Analysis of Linear and Nonlinear MQW Semiconductor Optical Waveguides

• Main Authors: Chuang, Guo Chen, 莊國禎
• Other Authors: Chang H. C.
• Format: Others
• Language: en_US
• Published: 1998
• Online Access: http://ndltd.ncl.edu.tw/handle/22514645695119755885

碩士 === 國立臺灣大學 === 電機工程學系 === 86 === The finite element (FEM) is used to theoretically investigate the propagation characteristics of both linear and nonlinear multiple quantum well (MQW) semiconductor optical waveguides in this research. Due to the absence of a well-defined formula for modeling the dependence of the refractive index on the quantum effects, we treat the MQW as a multilayer one with the refractive index of each thin layer taken to be that of the corresponding bulk material but with a modified anisotropic factor.
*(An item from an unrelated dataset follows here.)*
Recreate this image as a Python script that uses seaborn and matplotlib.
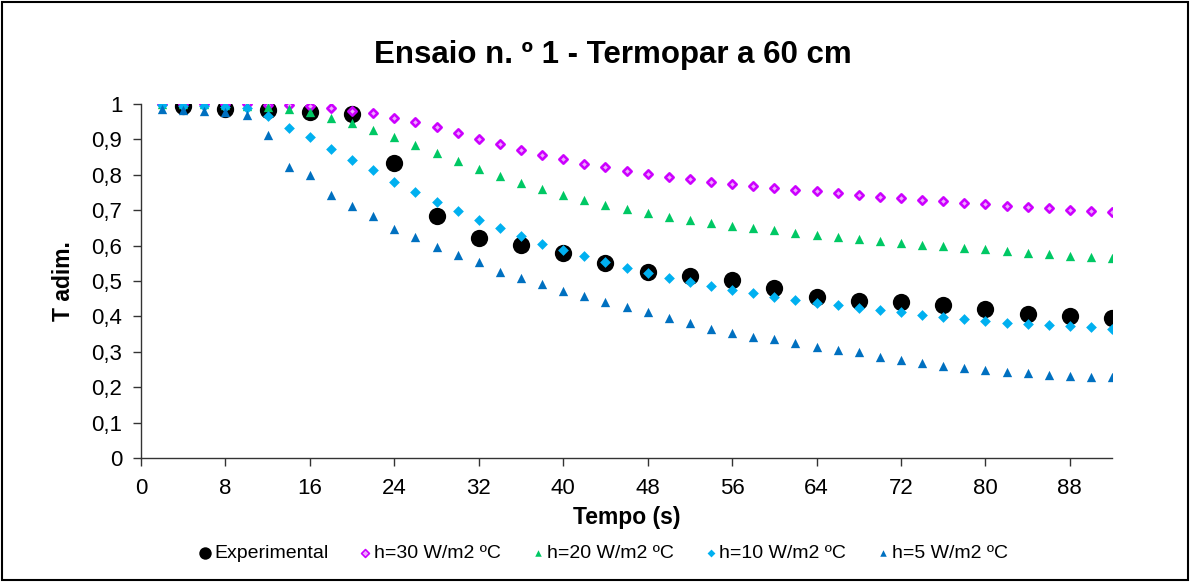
import matplotlib
matplotlib.use("Agg")
import matplotlib.pyplot as plt
import seaborn as sns
import numpy as np
import pandas as pd
from matplotlib.patches import Rectangle

sns.set_theme(style="white")
plt.rcParams['font.family'] = ['Liberation Sans', 'DejaVu Sans']
plt.rcParams['text.color'] = 'black'
plt.rcParams['axes.labelcolor'] = 'black'
plt.rcParams['xtick.color'] = 'black'
plt.rcParams['ytick.color'] = 'black'

title = "Ensaio n. º 1 - Termopar a 60 cm"
xlabel = "Tempo (s)"
ylabel = "T adim."

t_exp = [4, 8, 12, 16, 20, 24, 28, 32, 36, 40, 44, 48, 52, 56, 60, 64, 68, 72, 76, 80, 84, 88, 92]
exp_vals = [0.993, 0.987, 0.984, 0.978, 0.971, 0.832, 0.684, 0.622, 0.603, 0.578, 0.552, 0.526,
            0.514, 0.503, 0.479, 0.456, 0.444, 0.440, 0.432, 0.420, 0.407, 0.401, 0.396]

t_mod = list(range(2, 93, 2))
h30 = [1.0, 1.0, 1.0, 1.0, 0.999, 0.998, 0.997, 0.994, 0.99, 0.981, 0.974, 0.961, 0.948,
       0.934, 0.918, 0.902, 0.886, 0.871, 0.857, 0.844, 0.831, 0.821, 0.811, 0.802, 0.794,
       0.787, 0.781, 0.774, 0.768, 0.763, 0.758, 0.753, 0.748, 0.743, 0.738, 0.734, 0.730,
       0.726, 0.721, 0.718, 0.713, 0.709, 0.705, 0.701, 0.698, 0.694]
h20 = [1.0, 1.0, 0.999, 0.996, 0.994, 0.992, 0.985, 0.977, 0.961, 0.945, 0.927, 0.906, 0.884,
       0.862, 0.839, 0.817, 0.797, 0.777, 0.759, 0.742, 0.728, 0.714, 0.702, 0.691, 0.681,
       0.671, 0.663, 0.655, 0.650, 0.643, 0.635, 0.629, 0.624, 0.618, 0.612, 0.607, 0.603,
       0.598, 0.594, 0.589, 0.585, 0.580, 0.576, 0.572, 0.569, 0.566]
h10 = [0.997, 0.994, 0.994, 0.992, 0.988, 0.966, 0.931, 0.908, 0.873, 0.843, 0.813, 0.781, 0.752,
       0.724, 0.698, 0.672, 0.649, 0.627, 0.605, 0.587, 0.570, 0.553, 0.538, 0.523, 0.509,
       0.498, 0.486, 0.475, 0.465, 0.456, 0.447, 0.439, 0.431, 0.425, 0.417, 0.411, 0.404,
       0.398, 0.392, 0.387, 0.382, 0.379, 0.375, 0.372, 0.369, 0.365]
h5 = [0.986, 0.983, 0.981, 0.977, 0.969, 0.912, 0.821, 0.800, 0.742, 0.712, 0.684, 0.648, 0.625,
      0.597, 0.573, 0.553, 0.526, 0.508, 0.491, 0.473, 0.458, 0.440, 0.427, 0.412, 0.395,
      0.382, 0.365, 0.353, 0.343, 0.336, 0.326, 0.314, 0.305, 0.298, 0.285, 0.278, 0.269,
      0.260, 0.255, 0.249, 0.244, 0.240, 0.235, 0.232, 0.230, 0.228]

labels = ["Experimental", "h=30 W/m2 ºC", "h=20 W/m2 ºC", "h=10 W/m2 ºC", "h=5 W/m2 ºC"]
x_ticks = [0, 8, 16, 24, 32, 40, 48, 56, 64, 72, 80, 88]
y_ticks = [0, 0.1, 0.2, 0.3, 0.4, 0.5, 0.6, 0.7, 0.8, 0.9, 1.0]

fig = plt.figure(figsize=(11.9, 5.82), dpi=100)
ax = fig.add_axes([0.1185, 0.2131, 0.816, 0.6082])

df_exp = pd.DataFrame({"t": t_exp, "v": exp_vals})
sns.scatterplot(data=df_exp, x="t", y="v", ax=ax, marker="o", s=155, color="black",
                edgecolor="black", linewidth=0, label=labels[0], zorder=2)

series = [(h30, "#CC00FF", "D", 18, labels[1]),
          (h20, "#00C864", "^", 45, labels[2]),
          (h10, "#00B0F0", "D", 30, labels[3]),
          (h5, "#0070C0", "^", 45, labels[4])]
for i, (vals, col, mk, sz, lab) in enumerate(series):
    d = pd.DataFrame({"t": t_mod, "v": vals})
    if i == 0:
        sns.scatterplot(data=d, x="t", y="v", ax=ax, marker=mk, s=sz, facecolor="#EFA8FF",
                        edgecolor=col, linewidth=1.9, label=lab, zorder=3 + i)
    else:
        sns.scatterplot(data=d, x="t", y="v", ax=ax, marker=mk, s=sz, color=col,
                        edgecolor=col, linewidth=0, label=lab, zorder=3 + i)

ax.set_xlim(0, 92)
ax.set_ylim(0, 1)
ax.set_xticks(x_ticks)
ax.set_yticks(y_ticks)
ax.set_xticklabels([str(v) for v in x_ticks], fontsize=16)
ax.set_yticklabels([("%g" % v).replace(".", ",") for v in y_ticks], fontsize=16)
ax.tick_params(axis="both", direction="out", length=5.5, width=1, color="#333333",
               labelcolor="black", bottom=True, left=True)
ax.tick_params(axis="x", pad=9)
ax.tick_params(axis="y", pad=8)
for side in ["top", "right"]:
    ax.spines[side].set_visible(False)
for side in ["left", "bottom"]:
    ax.spines[side].set_color("#333333")
    ax.spines[side].set_linewidth(1.0)

ax.set_xlabel(xlabel, fontsize=16.5, fontweight="bold", labelpad=5, color="black")
ax.set_ylabel(ylabel, fontsize=16.5, fontweight="bold", labelpad=12, color="black")
fig.text(0.515, 0.905, title, ha="center", va="center", fontsize=22.5, fontweight="bold",
         color="black")

leg = ax.legend(loc="center", bbox_to_anchor=(0.477, -0.268), ncol=5, frameon=False,
                fontsize=14, handletextpad=0.2, handlelength=0.5, columnspacing=1.65,
                borderaxespad=0)
for txt in leg.get_texts():
    txt.set_color("black")
hsizes = [80, 16, 22, 16, 22]
for h, s in zip(leg.legend_handles, hsizes):
    h.set_sizes([s])
leg.legend_handles[1].set_linewidths([1.2])

fig.add_artist(Rectangle((0.002, 0.003), 0.996, 0.994, transform=fig.transFigure,
                         fill=False, edgecolor="black", linewidth=1.5))

fig.savefig("out.png", dpi=100)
When analyzing a slab MQW waveguide, numerical solutions of the effective refractive index, the birefringence, and the intensity-dependent dispersion relations are obtained. By using a truncation method to handle the infinite boundary, the scalar FEM is also utilized to study the three-dimensional ridge-loading MQW waveguides. Solution of the effective refractive index and the birefringence can be accurately obtained. We discuss the waveguide characteristics for various layered structures and wavelengths. Directional couplers consisting of two identical ridge-loading waveguides are studied and the effect of the degree of symmetry on the operation of these couplers is examined as well. Power transfer behaviors between the two waveguides including the possible polarization and wavelength beamsplitting are examined. Finally, several applications such as the optical switches and logic gates using the nonlinear material properties of the waveguide structure are discussed.